Story & Lesson Highlights with Ernesto Zapata Urrutiabeascoa

We’re looking forward to introducing you to Ernesto Zapata Urrutiabeascoa. Check out our conversation below.

Ernesto, we’re thrilled to have you with us today. Before we jump into your intro and the heart of the interview, let’s start with a bit of an ice breaker: Have any recent moments made you laugh or feel proud?
I recently solved a structural problem I’d been wrestling with for weeks on a new piece. The form kept wanting to collapse under its own weight, and I was so stubborn about making it work. When I finally figured it out—it was this small shift in the internal armature—I literally did a victory dance in my studio. My dog was very unimpressed, but I felt like I’d conquered Everest!”

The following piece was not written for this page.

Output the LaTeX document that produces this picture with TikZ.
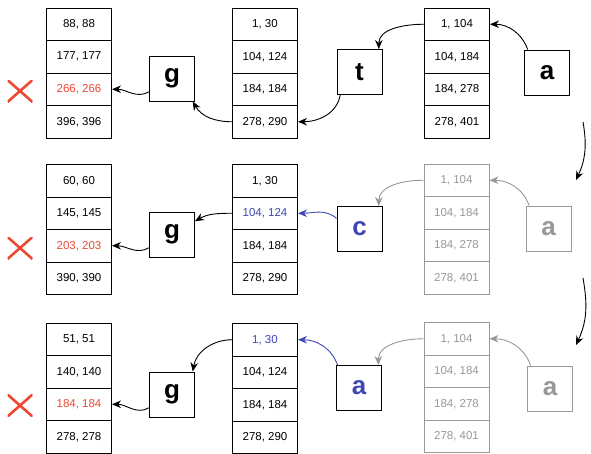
\documentclass[tikz,border=0pt]{standalone}
\usepackage{fontspec}
\setmainfont{Liberation Sans}
\usepackage{xcolor}
\definecolor{missred}{RGB}{238,72,52}
\definecolor{hitblue}{RGB}{62,72,178}
\definecolor{fadegray}{RGB}{152,152,152}
\usepackage{tikz}
\usetikzlibrary{arrows.meta}
\newcommand{\widthcell}{65pt}
\newcommand{\heightcell}{32.5pt}
\newcommand{\sizebox}{45pt}
\tikzset{
    cell/.style={anchor=north west, draw, rectangle, fill=white, line width=1pt,
        minimum width=\widthcell, minimum height=\heightcell, inner sep=0pt,
        font=\fontsize{11.5}{13}\selectfont},
    faded/.style={draw=fadegray, text=fadegray},
    opbox/.style={draw, rectangle, fill=white, line width=1pt, minimum size=\sizebox,
        inner sep=0pt, font=\fontsize{26}{30}\selectfont\bfseries},
    link/.style={-{Stealth[length=9pt, width=7.5pt]}, line width=0.9pt},
    fadelink/.style={link, fadegray},
    hitlink/.style={link, hitblue},
    misscross/.style={minimum width=25pt, minimum height=22pt, inner sep=0pt,
        path picture={
            \draw[missred, line width=2.6pt]
                (path picture bounding box.south east)--(path picture bounding box.north west)
                (path picture bounding box.south west)--(path picture bounding box.north east);
        }
    }
}

\begin{document}
\begin{tikzpicture}[x=1pt, y=-1pt]
    \useasboundingbox (0,0) rectangle (591,453);

    % first lookup: t
    \path (46,7.5) node[cell] (L1a) {88, 88}
        ++(-90:\heightcell) node[cell] (L1b) {177, 177}
        ++(-90:\heightcell) node[cell, text=missred] (L1c) {266, 266}
        ++(-90:\heightcell) node[cell] (L1d) {396, 396};
    \path (232,7.5) node[cell] (M1a) {1, 30}
        ++(-90:\heightcell) node[cell] (M1b) {104, 124}
        ++(-90:\heightcell) node[cell] (M1c) {184, 184}
        ++(-90:\heightcell) node[cell] (M1d) {278, 290};
    \path (424,7.5) node[cell] (R1a) {1, 104}
        ++(-90:\heightcell) node[cell] (R1b) {104, 184}
        ++(-90:\heightcell) node[cell] (R1c) {184, 278}
        ++(-90:\heightcell) node[cell] (R1d) {278, 401};
    \node[opbox] (g1) at (172,78.5) {g};
    \node[opbox] (t1) at (359.5,72) {t};
    \node[opbox] (a1) at (547,72.5) {a};
    \node[misscross] (x1) at (20,91) {};

    \draw[link] (a1.130) to[out=110, in=0] (R1a.east);
    \draw[link] (R1a.west) to[out=180, in=90] (t1.50);
    \draw[link] (t1.230) to[out=-100, in=0] (M1d.east);
    \draw[link] (M1d.west) to[out=180, in=-60] (g1.-48);
    \draw[link] (g1.210) to[out=210, in=0] (L1c.east);

    % second lookup: c
    \path (46,164) node[cell] (L2a) {60, 60}
        ++(-90:\heightcell) node[cell] (L2b) {145, 145}
        ++(-90:\heightcell) node[cell, text=missred] (L2c) {203, 203}
        ++(-90:\heightcell) node[cell] (L2d) {390, 390};
    \path (232,164) node[cell] (M2a) {1, 30}
        ++(-90:\heightcell) node[cell, text=hitblue] (M2b) {104, 124}
        ++(-90:\heightcell) node[cell] (M2c) {184, 184}
        ++(-90:\heightcell) node[cell] (M2d) {278, 290};
    \path (423.5,163.5) node[cell, faded] (R2a) {1, 104}
        ++(-90:\heightcell) node[cell, faded] (R2b) {104, 184}
        ++(-90:\heightcell) node[cell, faded] (R2c) {184, 278}
        ++(-90:\heightcell) node[cell, faded] (R2d) {278, 401};
    \node[opbox] (g2) at (172,234.5) {g};
    \node[opbox, text=hitblue] (c2) at (359.5,229) {c};
    \node[opbox, faded] (a2) at (548.5,228.5) {a};
    \node[misscross] (x2) at (20,248) {};

    \draw[fadelink] (a2.130) to[out=110, in=0] (R2a.east);
    \draw[fadelink] (R2a.west) to[out=180, in=90] (c2.50);
    \draw[hitlink] (c2.155) to[out=140, in=0] (M2b.east);
    \draw[link] (M2b.west) to[out=180, in=30] (g2.30);
    \draw[link] (g2.210) to[out=210, in=0] (L2c.east);

    % third lookup: a
    \path (46,322.5) node[cell] (L3a) {51, 51}
        ++(-90:\heightcell) node[cell] (L3b) {140, 140}
        ++(-90:\heightcell) node[cell, text=missred] (L3c) {184, 184}
        ++(-90:\heightcell) node[cell] (L3d) {278, 278};
    \path (232,323) node[cell, text=hitblue] (M3a) {1, 30}
        ++(-90:\heightcell) node[cell] (M3b) {104, 124}
        ++(-90:\heightcell) node[cell] (M3c) {184, 184}
        ++(-90:\heightcell) node[cell] (M3d) {278, 290};
    \path (423.5,322) node[cell, faded] (R3a) {1, 104}
        ++(-90:\heightcell) node[cell, faded] (R3b) {104, 184}
        ++(-90:\heightcell) node[cell, faded] (R3c) {184, 278}
        ++(-90:\heightcell) node[cell, faded] (R3d) {278, 401};
    \node[opbox] (g3) at (172,394.5) {g};
    \node[opbox, text=hitblue] (ab3) at (359,388) {a};
    \node[opbox, faded] (a3) at (550,388.5) {a};
    \node[misscross] (x3) at (20,405.5) {};

    \draw[fadelink] (a3.130) to[out=110, in=0] (R3a.east);
    \draw[fadelink] (R3a.west) to[out=180, in=90] (ab3.50);
    \draw[hitlink] (ab3.133) to[out=110, in=0] (M3a.east);
    \draw[link] (M3a.west) to[out=180, in=80] (g3.48);
    \draw[link] (g3.210) to[out=210, in=0] (L3c.east);

    % steps between lookups
    \coordinate (n1) at (583,122);
    \coordinate (n1e) at (576,180);
    \coordinate (n2) at (583,278);
    \coordinate (n2e) at (576,345);
    \draw[link] (n1) to[out=-80, in=65] (n1e);
    \draw[link] (n2) to[out=-80, in=65] (n2e);
\end{tikzpicture}
\end{document}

Can you briefly introduce yourself and share what makes you or your brand unique?
I’m a sculptor who works at the intersection of social commentary and material innovation. I create pieces using unconventional materials and unusual color combinations to build forms that challenge expectations—both visually and conceptually. My work is driven by a need to offer alternative perspectives on current events, to make people see familiar issues through a completely different lens.
My themes are intentionally varied because the world doesn’t operate in neat categories, and neither should art. Right now, I’m exploring kinetic sculpture—pieces with movement, like fountains—and also creating paintings that express strong viewpoints. I’m eclectic in my range but pragmatic in my execution: if an idea demands to exist, I’ll find a way to make it happen, even if it means inventing new techniques or repurposing materials in ways they’ve never been used before.
My journey into sculpture actually started on a whim. One evening, my partner had gone out to dinner with colleagues, and I found myself restless at home. So I decided to create something—a reinterpretation of the Statue of Liberty. I placed a small figure of Liberty inside a bleeding brain, using materials no one would expect for sculpture. That piece captured something I couldn’t express in words: the tension between ideals and reality, freedom and suffering. I’ve been hooked ever since, driven by that same urge to transform abstract ideas into tangible, thought-provoking forms

Appreciate your sharing that. Let’s talk about your life, growing up and some of topics and learnings around that. What’s a moment that really shaped how you see the world?
Honestly? That night I created my first sculpture—the Statue of Liberty inside a bleeding brain. I wasn’t trying to make art; I was just restless and needed to express this frustration I’d been feeling about the gap between what we’re told to believe and what actually happens in the world. When I finished it, I realized I’d externalized something I’d been carrying around but couldn’t articulate. It shaped how I see creative work now—not as decoration, but as a way to make visible the contradictions we live with every day.

Was there ever a time you almost gave up?
Of course. There are times when the practical side of art—the cost of materials, the time invested with no guarantee of return, the uncertainty—weighs heavily. There was a period when I seriously considered giving it up as a hobby and looking for something more stable. But every time I considered it, I found myself mentally designing the next piece, obsessing over a new idea. I realized it wasn’t really a choice: I need to create to understand the world and my place in it.

Sure, so let’s go deeper into your values and how you think. What’s a cultural value you protect at all costs?
The freedom to question. I fiercely protect the right—and I would say, the responsibility—to critically examine everything around us, especially the narratives presented to us as absolute truths. In my work, that means creating pieces that may unsettle or challenge, but that invite dialogue. I believe that the moment we stop questioning, stop offering alternative perspectives, we lose something essential to our humanity. Art must have that space for dissent, for critique, for showing what others prefer not to see.

The freedom to experiment and fail. We live in a culture that increasingly values ​​only successful outcomes, things polished and perfect from the first try. But true innovation—in both art and thought—requires the freedom to try crazy things, to use ‘wrong’ materials, to pursue ideas that may not work. I protect that space for exploration because without it, everything becomes predictable and safe. And what is safe rarely challenges or transforms anything.

Okay, so before we go, let’s tackle one more area. If immortality were real, what would you build?
I would build a constantly evolving work—a kind of living sculpture that documented and responded to each era it passed through. Imagine a structure that started small but grew with each significant historical event, each injustice, each revolution. Every century would add new layers, new materials, new forms. It would be a three-dimensional critique of human civilization, growing organically through time. With immortality, I could dedicate decades to a single section, centuries to perfecting techniques that don’t even exist yet. It would be the ultimate sculptural witness to humanity.